Suppose that $x \in \bigcap_{i \in \mathbb{N}}(A_i \cup B_i) $. This means that ($\forall i \in \mathbb{N})(x \in A_i \lor x \in B_i)$. Like Robert said, this means that $x \in A_i$ for an infinite number of $i$, or $x \in B_i$ for an infinite number of $i$ (or both). 
Now suppose $x \in A_i$ for an infinite number of $i$. We want to show that $x \in \bigcap_{i \in \mathbb{N}} A_i$. Assume for contradiction that there exists a $k \in \mathbb{N}$ such that $x \notin A_k$. Since $x \in A_i$ for an infinite number of $i$, we can find a $k' > k$ such that $x \in A_{k'}$. However, since $k' > k$, we have that $A_{k'} \subseteq A_k$, and therefore must $x \in A_k$, which is our contradiction. Since there can't exist  a $k$ such that $x \notin A_k$, $x$ must be an element of $A_i$ for all $i$, which in other words means that $x \in \bigcap_{i \in \mathbb{N}}A_i$.

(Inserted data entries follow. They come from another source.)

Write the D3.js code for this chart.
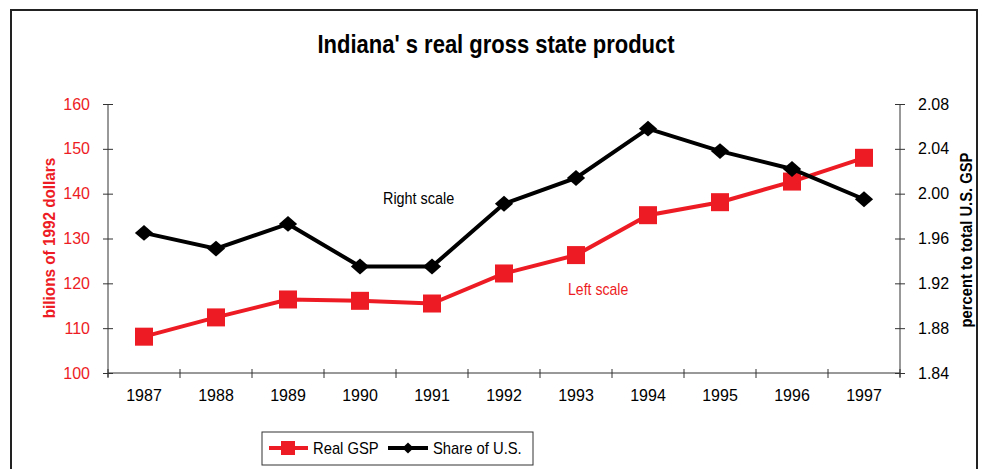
<!DOCTYPE html>
<html>
<head>
<meta charset="utf-8">
<script src="https://cdn.jsdelivr.net/npm/d3@7"></script>
<style>
  body { margin: 0; background: #fff; }
  svg text { font-family: "Liberation Sans", Arial, sans-serif; }
</style>
</head>
<body>
<div id="chart"></div>
<script>
// chart values
var years = ['1987', '1988', '1989', '1990', '1991', '1992', '1993', '1994', '1995', '1996', '1997'];
var realGsp = [108.1, 112.4, 116.4, 116.1, 115.5, 122.2, 126.3, 135.2, 138.1, 142.7, 148.0];
var shareUs = [1.965, 1.951, 1.973, 1.935, 1.935, 1.991, 2.014, 2.058, 2.038, 2.022, 1.995];
var leftTicks = [100, 110, 120, 130, 140, 150, 160];
var rightTicks = [1.84, 1.88, 1.92, 1.96, 2.00, 2.04, 2.08];

var red = '#ed1c24';
var W = 986, H = 469;
var plot = {left: 108, right: 900, top: 104, bottom: 373};

var svg = d3.select('#chart').append('svg')
    .attr('width', W)
    .attr('height', H);

// text squeezed sideways, the original uses a narrow face
function label(x, y, txt, o){
    var g = svg.append('g')
        .attr('transform', 'translate(' + x + ',' + y + ')' + (o.rotate ? ' rotate(' + o.rotate + ')' : '') +
            ' scale(' + (o.sx || 1) + ',1)');
    return g.append('text')
        .attr('text-anchor', o.anchor || 'start')
        .attr('fill', o.fill || '#000')
        .style('font-size', o.size + 'px')
        .style('font-weight', o.bold ? 'bold' : 'normal')
        .text(txt);
}

// outer frame (runs off the bottom of the picture)
svg.append('rect')
    .attr('x', 11).attr('y', 10)
    .attr('width', 966).attr('height', 480)
    .attr('fill', 'none')
    .attr('stroke', '#222')
    .attr('stroke-width', 2);

label(496, 53, "Indiana' s real gross state product", {size: 25, bold: true, sx: 0.88, anchor: 'middle'});

var x = d3.scaleBand().domain(years).range([plot.left, plot.right]);
var yL = d3.scaleLinear().domain([100, 160]).range([plot.bottom, plot.top]);
var yR = d3.scaleLinear().domain([1.84, 2.08]).range([plot.bottom, plot.top]);

// x axis, ticks between categories
var gx = svg.append('g')
    .attr('transform', 'translate(0,' + plot.bottom + ')');
gx.append('line')
    .attr('x1', plot.left).attr('x2', plot.right)
    .attr('stroke', '#333');
var edges = years.map(function(d){ return x(d); }).concat([plot.right]);
gx.selectAll('.xt').data(edges).enter().append('line')
    .attr('x1', function(d){ return d; }).attr('x2', function(d){ return d; })
    .attr('y1', -4).attr('y2', 5)
    .attr('stroke', '#333');
gx.selectAll('.xl').data(years).enter().append('text')
    .attr('x', function(d){ return x(d) + x.bandwidth() / 2; })
    .attr('y', 28)
    .attr('text-anchor', 'middle')
    .style('font-size', '16px')
    .attr('fill', '#000')
    .text(function(d){ return d; });

// left axis
var gl = svg.append('g')
    .attr('transform', 'translate(' + plot.left + ',0)')
    .call(d3.axisLeft(yL).tickValues(leftTicks).tickSize(5).tickPadding(13));
gl.select('.domain').attr('stroke', '#333').attr('d', 'M0,' + plot.top + 'V' + (plot.bottom + 4));
gl.selectAll('.tick line').attr('x1', 5).attr('x2', -5).attr('stroke', '#333');
gl.selectAll('.tick text')
    .attr('fill', red)
    .style('font-size', '16px');

// right axis
var gr = svg.append('g')
    .attr('transform', 'translate(' + plot.right + ',0)')
    .call(d3.axisRight(yR).tickValues(rightTicks).tickSize(5).tickPadding(13)
        .tickFormat(d3.format('.2f')));
gr.select('.domain').attr('stroke', '#333').attr('d', 'M0,' + plot.top + 'V' + (plot.bottom + 4));
gr.selectAll('.tick line').attr('x1', -5).attr('x2', 5).attr('stroke', '#333');
gr.selectAll('.tick text')
    .attr('fill', '#000')
    .style('font-size', '16px');

// axis titles
label(55, 238, 'bilions of 1992 dollars', {size: 17, bold: true, sx: 0.9, rotate: -90, anchor: 'middle', fill: red});
label(972, 240, 'percent to total U.S. GSP', {size: 17, bold: true, sx: 0.87, rotate: -90, anchor: 'middle'});

// lines
var cx = function(i){ return x(years[i]) + x.bandwidth() / 2; };
var lineL = d3.line().x(function(d, i){ return cx(i); }).y(function(d){ return yL(d); });
var lineR = d3.line().x(function(d, i){ return cx(i); }).y(function(d){ return yR(d); });

svg.append('path').datum(realGsp)
    .attr('d', lineL)
    .attr('fill', 'none').attr('stroke', red).attr('stroke-width', 4);
svg.selectAll('.sq').data(realGsp).enter().append('rect')
    .attr('x', function(d, i){ return cx(i) - 9; })
    .attr('y', function(d){ return yL(d) - 9; })
    .attr('width', 18).attr('height', 18)
    .attr('fill', red);

svg.append('path').datum(shareUs)
    .attr('d', lineR)
    .attr('fill', 'none').attr('stroke', '#000').attr('stroke-width', 4);
var diamond = d3.symbol().type(d3.symbolDiamond2).size(160);
svg.selectAll('.dm').data(shareUs).enter().append('path')
    .attr('d', diamond)
    .attr('transform', function(d, i){ return 'translate(' + cx(i) + ',' + yR(d) + ') scale(1.15,1)'; })
    .attr('fill', '#000');

// in-plot notes
label(383, 204, 'Right scale', {size: 16, sx: 0.9});
label(568, 295, 'Left scale', {size: 16, sx: 0.88, fill: red});

// legend
var lg = svg.append('g');
lg.append('rect')
    .attr('x', 262).attr('y', 432)
    .attr('width', 271).attr('height', 33)
    .attr('fill', '#fff')
    .attr('stroke', '#333');
lg.append('line')
    .attr('x1', 269).attr('x2', 308).attr('y1', 448).attr('y2', 448)
    .attr('stroke', red).attr('stroke-width', 4);
lg.append('rect')
    .attr('x', 281).attr('y', 441).attr('width', 14).attr('height', 14)
    .attr('fill', red);
label(313, 454, 'Real GSP', {size: 17, sx: 0.87});
lg.append('line')
    .attr('x1', 388).attr('x2', 428).attr('y1', 448).attr('y2', 448)
    .attr('stroke', '#000').attr('stroke-width', 4);
lg.append('path')
    .attr('d', d3.symbol().type(d3.symbolDiamond2).size(80))
    .attr('transform', 'translate(408,448)')
    .attr('fill', '#000');
label(433, 454, 'Share of U.S.', {size: 17, sx: 0.87});
</script>
</body>
</html>
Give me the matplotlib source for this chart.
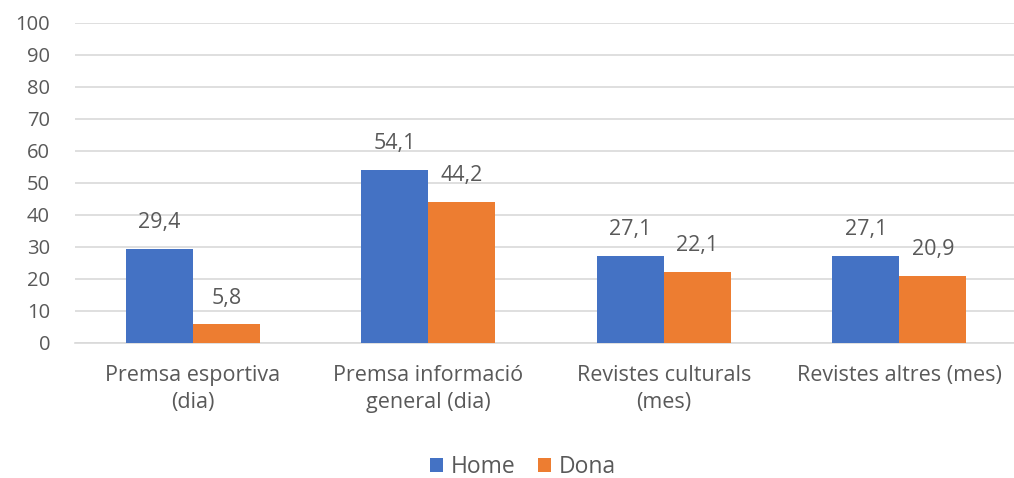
import numpy as np
import matplotlib.pyplot as plt

plt.rcParams["font.family"] = ["Open Sans", "DejaVu Sans"]

# Data
categories = ["Premsa esportiva\n(dia)", "Premsa informació\ngeneral (dia)",
              "Revistes culturals\n(mes)", "Revistes altres (mes)"]
home = [29.4, 54.1, 27.1, 27.1]
dona = [5.8, 44.2, 22.1, 20.9]
series_names = ["Home", "Dona"]

blue = "#4472C4"
orange = "#ED7D31"
text_col = "#595959"

fig = plt.figure(figsize=(10.14, 4.78), dpi=100)
ax = fig.add_axes([75 / 1014, 135 / 478, 942 / 1014, 320 / 478])

x = np.arange(len(categories))
w = 0.285
b1 = ax.bar(x - w / 2, home, w, color=blue, label=series_names[0], zorder=3)
b2 = ax.bar(x + w / 2, dona, w, color=orange, label=series_names[1], zorder=3)

# value labels
for bars, vals in [(b1, home), (b2, dona)]:
    for rect, v in zip(bars, vals):
        ax.annotate(f"{v:.1f}".replace(".", ","),
                    (rect.get_x() + rect.get_width() / 2, v),
                    xytext=(0, 19), textcoords="offset points",
                    ha="center", va="center", fontsize=15.5, color=text_col)

ax.set_ylim(0, 100)
ax.set_yticks(range(0, 101, 10))
ax.set_xlim(-0.5, 3.5)
ax.set_xticks(x)
ax.set_xticklabels(categories, fontsize=15.5, color=text_col, linespacing=1.35)
ax.tick_params(axis="y", labelsize=14.5, labelcolor=text_col, length=0, pad=18)
ax.tick_params(axis="x", length=0, pad=16)
ax.grid(axis="y", color="#D9D9D9", linewidth=1.2, zorder=0)
for s in ["top", "right", "left"]:
    ax.spines[s].set_visible(False)
ax.spines["bottom"].set_color("#D9D9D9")
ax.spines["bottom"].set_linewidth(1.2)

fig.legend(loc="center", bbox_to_anchor=(523 / 1014, 1 - 467 / 478), ncol=2,
           frameon=False, fontsize=16.5, handlelength=0.55, handleheight=0.55,
           handletextpad=0.35, columnspacing=1.0, labelcolor=text_col)

plt.savefig("out.png", dpi=100)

This can be done equivalently if $x \in B_i$ for an infinite number of $i$. Since one of those statements must be true, we can conclude that $x \in  (\bigcap_{i \in \mathbb{N}} A_i) \cup (\bigcap_{i \in \mathbb{N}} B_i)$, which also means that $\bigcap_{i \in \mathbb{N}}(A_i \cup B_i) \subseteq (\bigcap_{i \in \mathbb{N}} A_i) \cup (\bigcap_{i \in \mathbb{N}} B_i)$.
A: If $x \in \bigcap (A_i \cup B_i)$, then $\forall i~(x \in A_i \lor x \in B_i)$.  Thus, either $x \in A_i$ for infinitely many $i$ or $x \in B_i$ for infinitely many $i$.  But if, say, $x \in A_i$ for infinitely many $i$, then $A_i$ nested $\Rightarrow x \in \cap A_i$.  If it's not true that $x \in A_i$ for infinitely many $i$, then $x \in B_i$ for infinitely many $i$ so that, by the same reasoning, $x \in \cap B_i$.
Thus, $x \in \cap A_i$ or $x \in \cap B_i$, so $x \in \bigcup ((\cap A_i) \cup (\cap B_i))$ and we are done.